When my father begins to discuss navigation, it is clear that there is more to that story. He explains that while the moon and the sun were obviously used to calculate direction, many constellations and stars also assisted. The North Star; aptly named because of its position in the north, is used to calculate many things. Distance, direction, navigation, mapping, and even more uses can all benefit from stars being used in navigation. However, there are many constellations and important stars that all must be used by these people for survival as well as comfort. The problem of memorizing all of these constellations was solved by creating stories to fit them. Mythologies and folk stories, passed down from generation to generation, would serve as a conduit for ease of memory. These stories also provided entertainment, and for many mythologies, explanations of the gods and natural phenomena. Humans crave explanations, and in the absence of knowledge, they create myths to explain the world around them. In Greek mythology, for example, the constellation Aquarius was used to explain the phenomena of rain.
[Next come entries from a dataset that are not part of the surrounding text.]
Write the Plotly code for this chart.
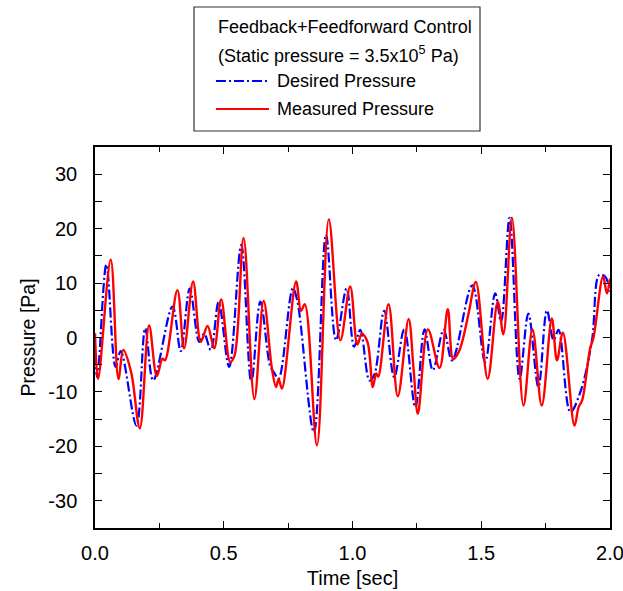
import plotly.graph_objects as go

# ---- data ----
t_desired = [0.000, 0.009, 0.044, 0.080, 0.100, 0.161, 0.195, 0.226, 0.301, 0.333,
             0.368, 0.405, 0.424, 0.450, 0.480, 0.521, 0.568, 0.607, 0.642, 0.681,
             0.695, 0.713, 0.768, 0.785, 0.850, 0.897, 0.936, 0.977, 1.006, 1.030,
             1.066, 1.085, 1.123, 1.162, 1.201, 1.244, 1.280, 1.312, 1.354, 1.387,
             1.465, 1.515, 1.554, 1.577, 1.610, 1.649, 1.683, 1.722, 1.755, 1.781,
             1.800, 1.846, 1.885, 1.930, 1.958, 1.981, 2.000]
p_desired = [-3.0, -7.3, 13.4, -5.4, -2.5, -16.2, 1.7, -7.9, 5.7, -2.5,
             9.0, -0.8, 0.7, -2.3, 6.5, -5.4, 17.0, -8.2, 6.6, -5.4,
             -6.4, -7.6, 9.0, 6.9, -17.4, 18.9, -0.5, 9.0, -1.7, 1.4,
             -7.9, -6.8, 4.9, -7.3, 1.5, -12.8, 1.5, -6.0, 1.4, -4.2,
             9.6, -4.5, 8.1, 2.9, 22.0, -7.6, 4.4, -9.1, 5.0, -0.5,
             1.4, -13.7, -10.0, -0.5, 11.5, 11.2, 8.4]

t_measured = [0.000, 0.012, 0.061, 0.091, 0.110, 0.140, 0.174, 0.210, 0.240, 0.262,
              0.272, 0.320, 0.346, 0.381, 0.411, 0.437, 0.463, 0.490, 0.525, 0.542,
              0.577, 0.619, 0.655, 0.687, 0.703, 0.713, 0.726, 0.781, 0.800, 0.815,
              0.862, 0.908, 0.953, 0.991, 1.019, 1.036, 1.058, 1.079, 1.092, 1.100,
              1.140, 1.176, 1.218, 1.237, 1.254, 1.293, 1.338, 1.370, 1.391, 1.413,
              1.429, 1.452, 1.479, 1.525, 1.564, 1.586, 1.619, 1.664, 1.699, 1.735,
              1.774, 1.794, 1.817, 1.862, 1.878, 1.892, 1.923, 1.936, 1.973, 1.988,
              2.000]
p_measured = [0.8, -7.6, 14.3, -7.6, -2.3, -6.3, -16.7, 2.2, -7.1, -3.9,
              -4.2, 8.7, -2.0, 10.3, -0.8, 2.1, -2.0, 7.0, -4.5, -3.3,
              18.3, -11.3, 6.7, -5.7, -9.1, -7.6, -9.4, 10.3, 4.9, 6.1,
              -19.8, 21.7, -0.5, 9.4, -1.3, 0.7, -0.8, -9.1, -6.6, -7.2,
              6.1, -10.8, 3.4, -5.7, -14.0, 1.5, -5.6, 5.2, -4.0, -2.6,
              -0.2, 4.7, 10.2, -7.6, 6.6, 0.6, 22.0, -12.5, 1.5, -12.5,
              3.5, -4.2, 0.9, -16.2, -12.8, -11.5, -2.0, 0.0, 11.2, 8.1,
              10.8]

x_tick_vals = [0.0, 0.5, 1.0, 1.5, 2.0]
x_tick_labels = ["0.0", "0.5", "1.0", "1.5", "2.0"]
y_tick_vals = [30, 20, 10, 0, -10, -20, -30]
y_tick_labels = ["30", "20", "10", "0", "-10", "-20", "-30"]

legend_header = ["Feedback+Feedforward Control", "(Static pressure = 3.5x10<sup>5</sup> Pa)"]
series_names = ["Desired Pressure", "Measured Pressure"]

# ---- layout geometry (pixels) ----
W, H = 623, 591
PL, PR, PT, PB = 95, 610, 147, 528
FONT = "Liberation Sans, Arial, sans-serif"
BLUE_DASH = "10px,3px,2px,3px"


def px_x(x):
    return (x - PL) / (PR - PL)


def px_y(y):
    return (PB - y) / (PB - PT)


fig = go.Figure()
fig.add_trace(go.Scatter(x=t_desired, y=p_desired, mode="lines", name=series_names[0],
                         line=dict(color="#0000ff", width=2.2, dash=BLUE_DASH,
                                   shape="spline", smoothing=1.0),
                         showlegend=False))
fig.add_trace(go.Scatter(x=t_measured, y=p_measured, mode="lines", name=series_names[1],
                         line=dict(color="#ff0000", width=2.4, shape="spline", smoothing=1.0),
                         showlegend=False))

axis_common = dict(showline=True, linecolor="black", linewidth=1.5, mirror="allticks",
                   ticks="inside", ticklen=7, tickwidth=1.2, tickcolor="black",
                   showgrid=False, zeroline=False, automargin=False,
                   ticklabeloverflow="allow",
                   tickfont=dict(family=FONT, size=20, color="black"))

fig.update_xaxes(range=[0, 2], tickvals=x_tick_vals, ticktext=x_tick_labels,
                 minor=dict(dtick=0.25, ticks="inside", ticklen=5, tickcolor="black", tickwidth=1.2),
                 title=dict(text="Time [sec]", font=dict(family=FONT, size=20, color="black"),
                            standoff=8),
                 ticklabelstandoff=6,
                 **axis_common)
fig.update_yaxes(range=[-35, 35], tickvals=y_tick_vals, ticktext=y_tick_labels,
                 minor=dict(dtick=5, ticks="inside", ticklen=7, tickcolor="black", tickwidth=1.2),
                 title=dict(text="Pressure [Pa]", font=dict(family=FONT, size=19.5, color="black"),
                            standoff=8),
                 ticklabelstandoff=12,
                 **axis_common)

# ---- legend box drawn by hand ----
box = dict(x0=194, x1=480, y0=7, y1=131)
shapes = [dict(type="rect", xref="paper", yref="paper",
               x0=px_x(box["x0"]), x1=px_x(box["x1"]), y0=px_y(box["y1"]), y1=px_y(box["y0"]),
               line=dict(color="#333333", width=1.2), fillcolor="white", layer="above")]
shapes.append(dict(type="line", xref="paper", yref="paper",
                   x0=px_x(216), x1=px_x(268), y0=px_y(81), y1=px_y(81),
                   line=dict(color="#0000ff", width=2, dash=BLUE_DASH)))
shapes.append(dict(type="line", xref="paper", yref="paper",
                   x0=px_x(216), x1=px_x(269), y0=px_y(109), y1=px_y(109),
                   line=dict(color="#ff0000", width=2)))

annotations = []
for text, ypx in zip(legend_header, [27, 54]):
    annotations.append(dict(text=text, xref="paper", yref="paper", x=px_x(216), y=px_y(ypx),
                            xanchor="left", yanchor="middle", showarrow=False,
                            font=dict(family=FONT, size=18, color="black")))
for text, ypx in zip(series_names, [81, 109]):
    annotations.append(dict(text=text, xref="paper", yref="paper", x=px_x(275), y=px_y(ypx),
                            xanchor="left", yanchor="middle", showarrow=False,
                            font=dict(family=FONT, size=18, color="black")))

fig.update_layout(width=W, height=H, margin=dict(l=PL, r=W - PR, t=PT, b=H - PB, autoexpand=False),
                  paper_bgcolor="white", plot_bgcolor="white",
                  shapes=shapes, annotations=annotations,
                  font=dict(family=FONT, color="black"))

fig.write_html("out.html")
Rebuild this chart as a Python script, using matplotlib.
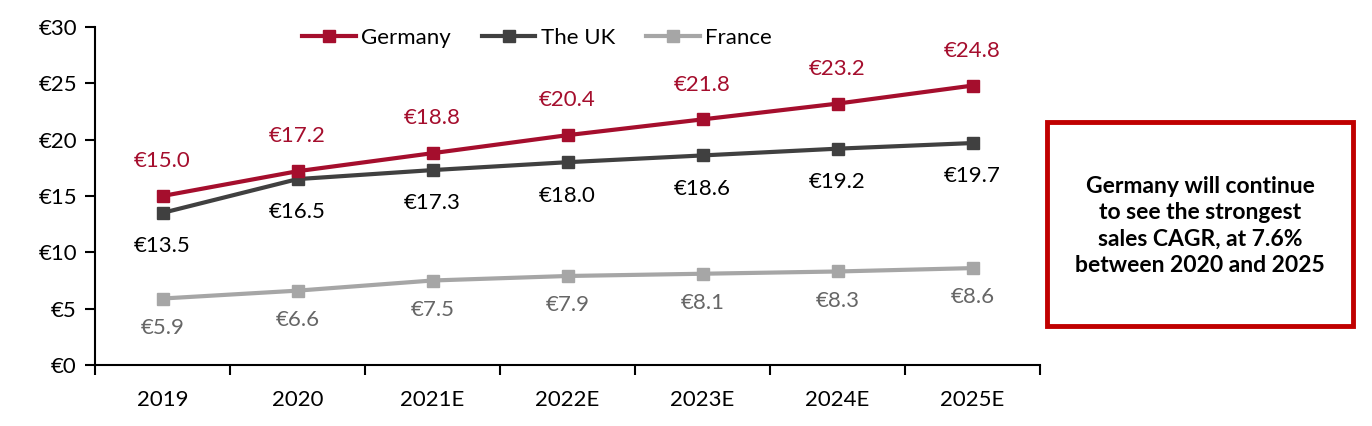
import matplotlib
matplotlib.use("Agg")
import matplotlib.pyplot as plt
from matplotlib.patches import Rectangle
import numpy as np

years = ["2019", "2020", "2021E", "2022E", "2023E", "2024E", "2025E"]
germany = [15.0, 17.2, 18.8, 20.4, 21.8, 23.2, 24.8]
uk = [13.5, 16.5, 17.3, 18.0, 18.6, 19.2, 19.7]
france = [5.9, 6.6, 7.5, 7.9, 8.1, 8.3, 8.6]
yticks = [0, 5, 10, 15, 20, 25, 30]
note = "Germany will continue\nto see the strongest\nsales CAGR, at 7.6%\nbetween 2020 and 2025"

plt.rcParams['font.family'] = ['Lato', 'DejaVu Sans']

c_de = "#A50E2D"
c_uk = "#404040"
c_fr = "#A6A6A6"

fig = plt.figure(figsize=(13.72, 4.26), dpi=100)
ax = fig.add_axes([95/1372, 61/426, 945/1372, 338/426])

x = np.arange(len(years))
ax.plot(x, germany, color=c_de, lw=3, marker='s', ms=9, label="Germany", zorder=4)
ax.plot(x, uk, color=c_uk, lw=3, marker='s', ms=9, label="The UK", zorder=3)
ax.plot(x, france, color=c_fr, lw=3, marker='s', ms=9, label="France", zorder=2)

fs_lab = 16
for xi, v in zip(x, germany):
    ax.annotate(f"€{v:.1f}", (xi, v), xytext=(0, 25), textcoords='offset points',
                ha='center', va='center', fontsize=fs_lab, color=c_de)
for xi, v in zip(x, uk):
    ax.annotate(f"€{v:.1f}", (xi, v), xytext=(0, -24), textcoords='offset points',
                ha='center', va='center', fontsize=fs_lab, color='black')
for xi, v in zip(x, france):
    ax.annotate(f"€{v:.1f}", (xi, v), xytext=(0, -21), textcoords='offset points',
                ha='center', va='center', fontsize=fs_lab, color='#666666')

ax.set_xlim(-0.5, len(years) - 0.5)
ax.set_ylim(0, 30)
ax.set_yticks(yticks)
ax.set_yticklabels([f"€{t}" for t in yticks], fontsize=16)
ax.set_xticks(x)
ax.set_xticklabels(years, fontsize=16)
ax.set_xticks(np.arange(-0.5, len(years)), minor=True)
ax.tick_params(axis='x', which='major', length=0, pad=18)
ax.tick_params(axis='x', which='minor', length=7, width=1.5, direction='out')
ax.tick_params(axis='y', length=7, width=1.5, direction='out', pad=6)
for s in ['top', 'right']:
    ax.spines[s].set_visible(False)
for s in ['left', 'bottom']:
    ax.spines[s].set_linewidth(1.5)

leg = fig.legend(loc='center', bbox_to_anchor=(537/1372, 1 - 38/426), ncol=3,
                 frameon=False, fontsize=16, handlelength=2.4, columnspacing=1.4,
                 handletextpad=0.25)

rect = Rectangle((1047/1372, 1 - 326/426), (1353 - 1047)/1372, (326 - 122)/426,
                 transform=fig.transFigure, fill=False, edgecolor='#C00000', lw=3.5)
fig.patches.append(rect)
fig.text(1200/1372, 1 - 226/426, note, ha='center', va='center', fontsize=16.5,
         fontweight='bold', linespacing=1.3)

fig.savefig("out.png", dpi=100)
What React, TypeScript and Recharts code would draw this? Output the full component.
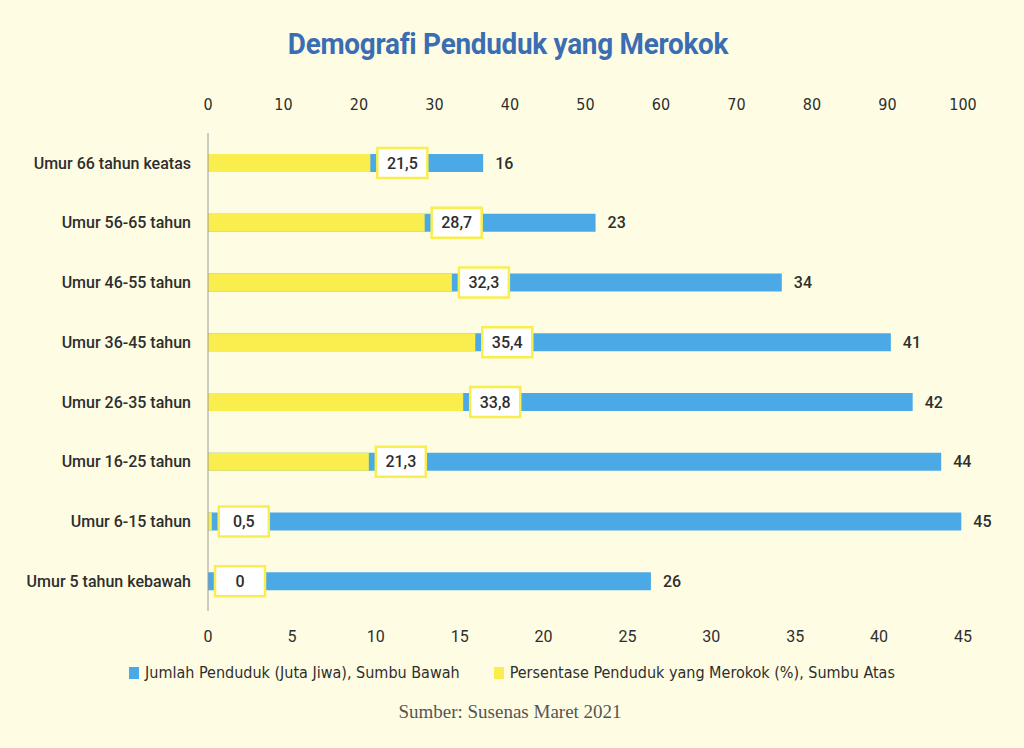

Astronomy is something that influences our lives dramatically but is rarely appreciated. It has influenced everything from how we tell time to navigation. It is very critical in our understanding of the natural world and the natural phenomena we experience around us. Astronomy, from its birth in ancient times, has been used to explain what we could not. It gave us traditions as well as pragmatic facts, and it is as much engrained in our behavior as our brain. We thrive on explanation, and ancient civilizations used the stars as our explanation. The ancient civilizations, remarkably, weren’t that far off from the truth. We have astronomy to thank for so much that we have, and it is only fitting to have a conversation on it every now and again. Because astronomy, even in ancient times, has changed the world.
“Lycaon.” Greek Mythology, www.greekmythology.com/Myths/Mortals/Lycaon/lycaon.html.